**EXERCISE GOAL**
Show all lines from the listing below that contain "React".

● ● ● ● ● ● ●

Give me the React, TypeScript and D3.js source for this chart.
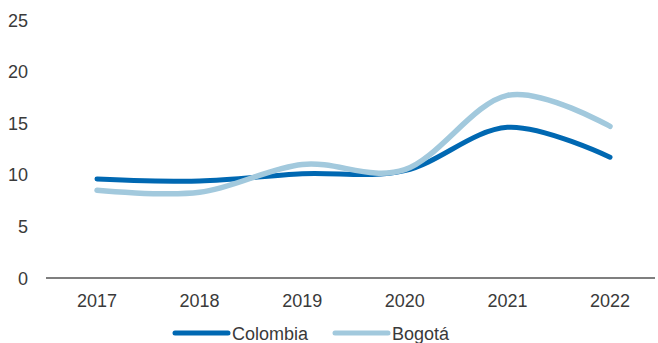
import React from "react";
import * as d3 from "d3";

const years = ["2017", "2018", "2019", "2020", "2021", "2022"];
const colombia = [9.6, 9.4, 10.1, 10.4, 14.6, 11.7];
const bogota = [8.5, 8.3, 11.0, 10.5, 17.7, 14.7];
const yTicks = [0, 5, 10, 15, 20, 25];

const W = 658;
const H = 343;
const FONT = "'Liberation Sans Narrow', 'Arial Narrow', 'Liberation Sans', sans-serif";

export default function App() {
  const x = d3.scalePoint<string>().domain(years).range([97, 610]);
  const y = d3.scaleLinear().domain([0, 25]).range([278, 20]);
  const line = d3
    .line<number>()
    .x((_, i) => x(years[i]) as number)
    .y((d) => y(d))
    .curve(d3.curveCardinal.tension(0));

  const series = [
    { name: "Colombia", values: colombia, color: "#0068b2", lx: 173, width: 5 },
    { name: "Bogotá", values: bogota, color: "#a2c9dd", lx: 333, width: 5.5 },
  ];

  return (
    <svg width={W} height={H} style={{ position: "absolute", left: 0, top: 0 }}>
      <rect width={W} height={H} fill="#fff" />
      {yTicks.map((t) => (
        <text key={t} x={28} y={y(t) + 6.5} textAnchor="end" fontFamily={FONT} fontSize={18} fill="#3a3a3a">
          {t}
        </text>
      ))}
      <line x1={46} x2={655} y1={y(0)} y2={y(0)} stroke="#000" strokeWidth={1.2} />
      {years.map((yr) => (
        <text key={yr} x={x(yr)} y={307} textAnchor="middle" fontFamily={FONT} fontSize={18} fill="#3a3a3a">
          {yr}
        </text>
      ))}
      {series.map((s) => (
        <path
          key={s.name}
          d={line(s.values) || ""}
          fill="none"
          stroke={s.color}
          strokeWidth={s.width}
          strokeLinecap="round"
        />
      ))}
      {series.map((s) => (
        <g key={s.name + "-leg"}>
          <line x1={s.lx + 2} x2={s.lx + 55} y1={333} y2={333} stroke={s.color} strokeWidth={5} strokeLinecap="round" />
          <text x={s.lx + 59} y={339.5} fontFamily={FONT} fontSize={18} fill="#3a3a3a">
            {s.name}
          </text>
        </g>
      ))}
    </svg>
  );
}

● ● ● ● ● ● ●

**WRITTEN REPLY**
Give me the React, TypeScript and D3.js source for this chart.
import React from "react";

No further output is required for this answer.